Even if it could be accurately done, it should never be done in a free society. This is especially true when so many SEL curricula are being developed based on extremely controversial topics — such as social justice, gender identity, environmentalism, universal health care, the Second Amendment, etc. — upon which adults do not even agree. SEL is an extreme danger to the inherent right of private conscience.

SEL assessments should also never be done because the desire of the corporate progressives is to use SEL to change education from focusing on academics to inherently subjective and inaccurate predictive testing. Based on SEL dimensions, students will be slotted into careers based on the needs of business instead of the desires of the children and their families. This was all predicted by Marc Tucker, president of the National Center on Education and the Economy, back in 1992 when he laid out his vision for a centralized American workforce and economy in a letter to Hillary Clinton in which he said he wanted:

“…to remold the entire American system” into “a seamless web that literally extends from cradle to grave and is the same system for everyone…” coordinated by “a system of labor market boards at the local, state and federal levels” where curriculum and “job matching” will be handled by counselors “accessing the integrated computer-based program.”

This plan was confirmed in a 2013 report called Futures for Global Education by former Gates Foundation education Director Tom Vander Ark:

Platforms for crowd investing like Upstart that “allows to invest up to US$ 200,000 into a talented young person who then shares a small share of their income over 5 or 10 years). This model…can soon become a mass solution as big data models of competence profiles would allow to estimate the most beneficial educational & career tracks.” [Emphasis added]

An ed tech professor and corporation owner described the kind of sensitive data, including SEL, mined from our children in an op-ed in U.S. News and World Report:

These high-fidelity data are in the form of log files from mouse clicks within the digital learning environment. They also measure and monitor things like students’ saccadic eye patterns as students learn from visual and textual information sources, data from sensors tracking facial expressions and posture, and more. These data are all fine-grained, reflecting students’ learning processes, knowledge, affective states . . . . [Emphasis added]

Sadly, we cannot rest on our laurels. While stopping SETRA and having no SEL assessments in the ESSA state plans are extremely important victories for privacy and parental rights, the battle still rages. There are still state plans that use SEL and mental health in other invasive and dangerous ways. There are still “school climate” surveys being added to the end of federally mandated state assessments, and as the author of the EdWeek article points out:

CASEL also has a measurement working group, which asks researchers and educators to tackle the challenges associated with measuring non-cognitive skills and to experiment with creative alternatives, like video games that track students’ engagement.

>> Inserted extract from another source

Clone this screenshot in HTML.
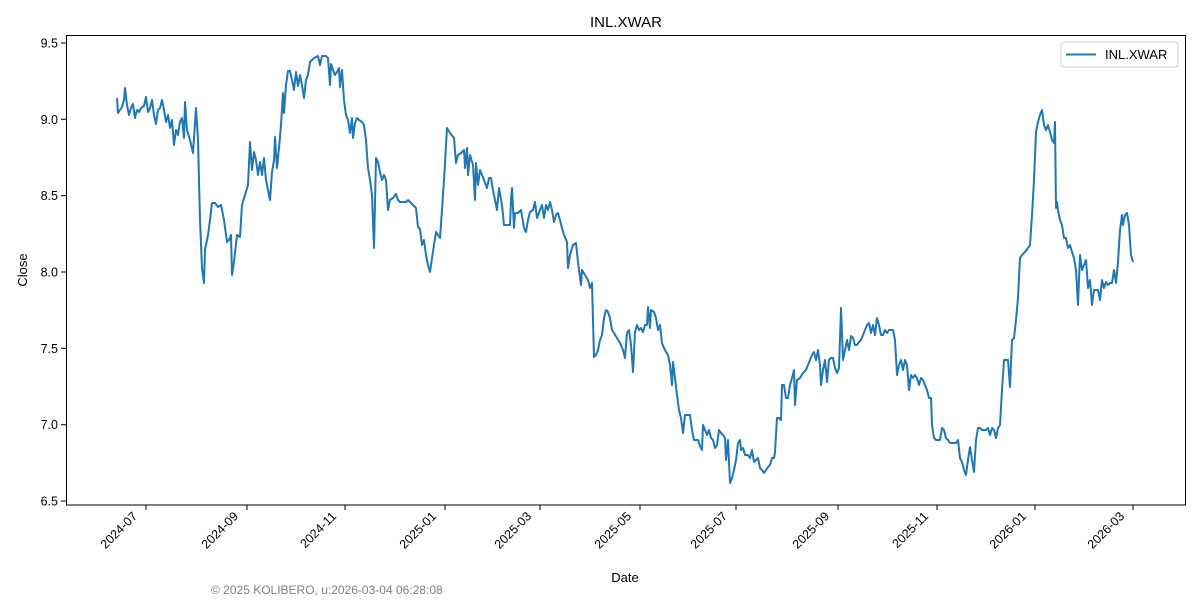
<!DOCTYPE html>
<html><head><meta charset="utf-8"><style>
html,body{margin:0;padding:0;background:#fff;}
svg{display:block;font-family:"Liberation Sans","DejaVu Sans",sans-serif;}
</style></head><body>
<svg width="1200" height="600" viewBox="0 0 1200 600" xmlns="http://www.w3.org/2000/svg">
<rect width="1200" height="600" fill="#fff"/>
<text x="626" y="27" font-size="15" text-anchor="middle" fill="#000">INL.XWAR</text>
<g font-size="12.5" fill="#000" text-anchor="end">
<line x1="61" x2="66" y1="43" y2="43" stroke="#000"/><text x="58" y="47.5">9.5</text>
<line x1="61" x2="66" y1="119.3" y2="119.3" stroke="#000"/><text x="58" y="123.8">9.0</text>
<line x1="61" x2="66" y1="195.7" y2="195.7" stroke="#000"/><text x="58" y="200.2">8.5</text>
<line x1="61" x2="66" y1="272" y2="272" stroke="#000"/><text x="58" y="276.5">8.0</text>
<line x1="61" x2="66" y1="348.3" y2="348.3" stroke="#000"/><text x="58" y="352.8">7.5</text>
<line x1="61" x2="66" y1="424.7" y2="424.7" stroke="#000"/><text x="58" y="429.2">7.0</text>
<line x1="61" x2="66" y1="501" y2="501" stroke="#000"/><text x="58" y="505.5">6.5</text>
</g>
<text transform="translate(27,270) rotate(-90)" font-size="13" text-anchor="middle">Close</text>
<g font-size="12.5" fill="#000" text-anchor="end" stroke="none">
<g transform="translate(146,505)"><line y1="0" y2="5" stroke="#000"/><text transform="translate(-8,12) rotate(-45)">2024-07</text></g>
<g transform="translate(247,505)"><line y1="0" y2="5" stroke="#000"/><text transform="translate(-8,12) rotate(-45)">2024-09</text></g>
<g transform="translate(345,505)"><line y1="0" y2="5" stroke="#000"/><text transform="translate(-8,12) rotate(-45)">2024-11</text></g>
<g transform="translate(445,505)"><line y1="0" y2="5" stroke="#000"/><text transform="translate(-8,12) rotate(-45)">2025-01</text></g>
<g transform="translate(540,505)"><line y1="0" y2="5" stroke="#000"/><text transform="translate(-8,12) rotate(-45)">2025-03</text></g>
<g transform="translate(640,505)"><line y1="0" y2="5" stroke="#000"/><text transform="translate(-8,12) rotate(-45)">2025-05</text></g>
<g transform="translate(736,505)"><line y1="0" y2="5" stroke="#000"/><text transform="translate(-8,12) rotate(-45)">2025-07</text></g>
<g transform="translate(838,505)"><line y1="0" y2="5" stroke="#000"/><text transform="translate(-8,12) rotate(-45)">2025-09</text></g>
<g transform="translate(937,505)"><line y1="0" y2="5" stroke="#000"/><text transform="translate(-8,12) rotate(-45)">2025-11</text></g>
<g transform="translate(1035,505)"><line y1="0" y2="5" stroke="#000"/><text transform="translate(-8,12) rotate(-45)">2026-01</text></g>
<g transform="translate(1133,505)"><line y1="0" y2="5" stroke="#000"/><text transform="translate(-8,12) rotate(-45)">2026-03</text></g>
</g>
<text x="625" y="582" font-size="13" text-anchor="middle">Date</text>
<text x="211" y="594" font-size="12" fill="#808080">© 2025 KOLIBERO, u:2026-03-04 06:28:08</text>
<polyline fill="none" stroke="#1f77b4" stroke-width="2" stroke-linejoin="round" points="117,98 118,113 122,107 124,100 125,88 127,105 129,115 131,108 133,104 135,118 137,110 139,112 141,108 144,106 146,97 148,112 150,108 152,100 154,115 156,124 158,110 160,108 162,100 164,110 166,122 168,115 170,128 172,120 174,145 176,130 178,135 180,122 182,118 184,138 185,102 187,130 190,140 193,153 196,108 198,140 200,220 202,268 204,283 205,250 208,235 210,220 212,203 215,203 218,207 221,205 224,220 227,242 229,240 231,235 232,275 234,262 237,235 240,237 242,205 245,195 248,185 250,142 252,170 254,152 256,160 258,175 260,162 262,175 264,158 266,180 268,190 270,200 272,172 274,160 275,137 277,168 279,148 281,125 283,93 284,113 286,85 288,71 290,71 292,80 294,90 296,72 298,86 300,75 302,85 304,98 306,80 308,75 310,62 314,58 318,56 320,65 322,56 326,56 328,58 330,85 331,64 333,70 335,75 337,72 339,68 340,87 342,70 344,100 346,115 348,120 350,133 352,118 353,138 355,123 357,118 359,120 362,122 364,125 366,140 368,168 370,180 372,195 374,248 376,158 378,162 380,172 382,180 384,175 386,180 388,210 390,200 393,198 396,194 398,200 400,202 403,202 406,202 408,200 410,202 413,205 416,208 418,227 420,229 422,245 424,240 426,255 428,265 430,272 432,258 434,245 436,232 438,235 440,238 442,210 444,180 446,145 447,128 450,133 454,138 456,163 458,155 461,153 464,150 465,168 467,148 468,175 470,155 473,165 475,200 476,163 478,185 480,170 484,180 487,188 489,178 491,178 493,190 495,200 497,210 499,188 502,205 504,225 508,225 510,225 511,200 512,188 514,228 515,213 518,213 521,210 524,228 526,232 528,220 530,212 533,210 535,202 537,218 540,210 542,205 544,218 546,205 548,210 550,202 552,210 554,222 556,215 558,213 560,220 562,228 564,235 567,242 568,268 570,255 573,245 576,243 578,262 581,285 582,270 585,275 588,280 590,288 592,283 594,357 596,355 598,350 600,340 602,335 604,318 606,310 608,312 610,318 612,330 614,333 617,338 620,343 623,350 625,358 627,333 629,330 631,345 633,372 635,332 637,325 639,330 641,328 643,332 645,325 647,325 648,307 650,328 651,310 654,312 656,318 658,330 660,325 662,343 664,348 666,352 668,355 670,365 672,385 673,362 675,378 677,395 679,410 681,418 683,433 685,415 688,415 690,415 692,430 694,440 696,440 698,440 700,446 702,450 703,425 705,430 707,435 709,430 711,438 713,440 715,448 717,445 719,430 721,433 723,435 725,438 726,460 728,440 730,483 732,478 734,470 736,460 738,443 740,440 741,450 743,448 745,455 748,455 750,458 752,450 754,462 756,460 758,458 760,468 762,470 764,473 766,470 768,467 770,465 772,458 774,458 775,452 777,418 779,418 781,420 782,385 784,385 786,398 788,398 790,385 792,378 794,370 795,405 797,380 800,378 803,373 806,370 808,365 810,360 812,355 814,352 816,360 818,350 820,365 821,385 823,370 825,360 827,382 829,360 831,358 833,358 835,368 837,373 839,368 841,308 843,360 845,350 847,340 849,350 851,336 853,338 855,345 857,345 859,342 861,340 863,335 865,330 867,325 869,323 871,333 873,325 875,335 877,318 879,325 881,335 883,335 885,330 887,333 889,330 891,330 893,330 895,340 897,375 899,365 901,360 903,370 905,360 907,365 909,390 911,375 913,378 915,375 917,378 919,385 921,378 923,380 925,385 927,390 929,398 931,398 932,425 934,438 936,440 938,440 940,440 942,428 944,430 946,438 948,440 950,443 952,443 954,443 956,443 958,440 960,458 962,462 964,470 966,475 968,460 970,447 972,460 974,472 976,440 978,428 980,428 982,430 984,430 986,430 988,428 990,435 992,428 994,430 996,438 998,428 1000,425 1002,390 1004,360 1006,360 1008,360 1010,387 1012,340 1014,338 1016,320 1018,298 1020,258 1022,255 1025,252 1028,248 1030,245 1032,215 1034,180 1036,132 1038,122 1040,115 1042,110 1044,125 1046,130 1048,125 1050,132 1052,140 1054,143 1055,122 1056,208 1057,202 1058,210 1060,220 1062,225 1064,238 1066,238 1068,248 1070,245 1072,252 1074,258 1076,270 1078,305 1080,255 1082,270 1084,265 1086,260 1088,288 1090,280 1092,305 1094,290 1096,290 1098,290 1100,300 1102,280 1104,288 1106,282 1108,285 1110,283 1112,283 1114,270 1116,283 1118,262 1120,230 1122,215 1123,225 1125,215 1127,213 1129,225 1131,255 1133,262"/>
<rect x="66.5" y="35.5" width="1119" height="469.5" fill="none" stroke="#000" stroke-width="1"/>
<rect x="1061" y="42" width="117" height="25" rx="3" fill="#fff" stroke="#ccc"/>
<line x1="1066" x2="1096" y1="54.5" y2="54.5" stroke="#1f77b4" stroke-width="2"/>
<text x="1105" y="59" font-size="13">INL.XWAR</text>
</svg>
</body></html>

Why are video games a concern? Because the philosophy of the people behind them is so dangerous:

  • According to a 2010 TED talk, Jane McGonigle, Director of Game Research and Development, Institute for the Future, believes gaming can “change the world” by giving players a substitute reality and that it can be the next step in human evolution.
  • James Gee, Professor of Literacy Studies at Arizona State University, said in a 2014 webinar on using video games to assess non-cognitive skills that gaming is “not just about changing their brain, it’s about changing society itself” and that it can be used to create “smart, moral people” who can change, adapt to chaos, accept limits for sustainability.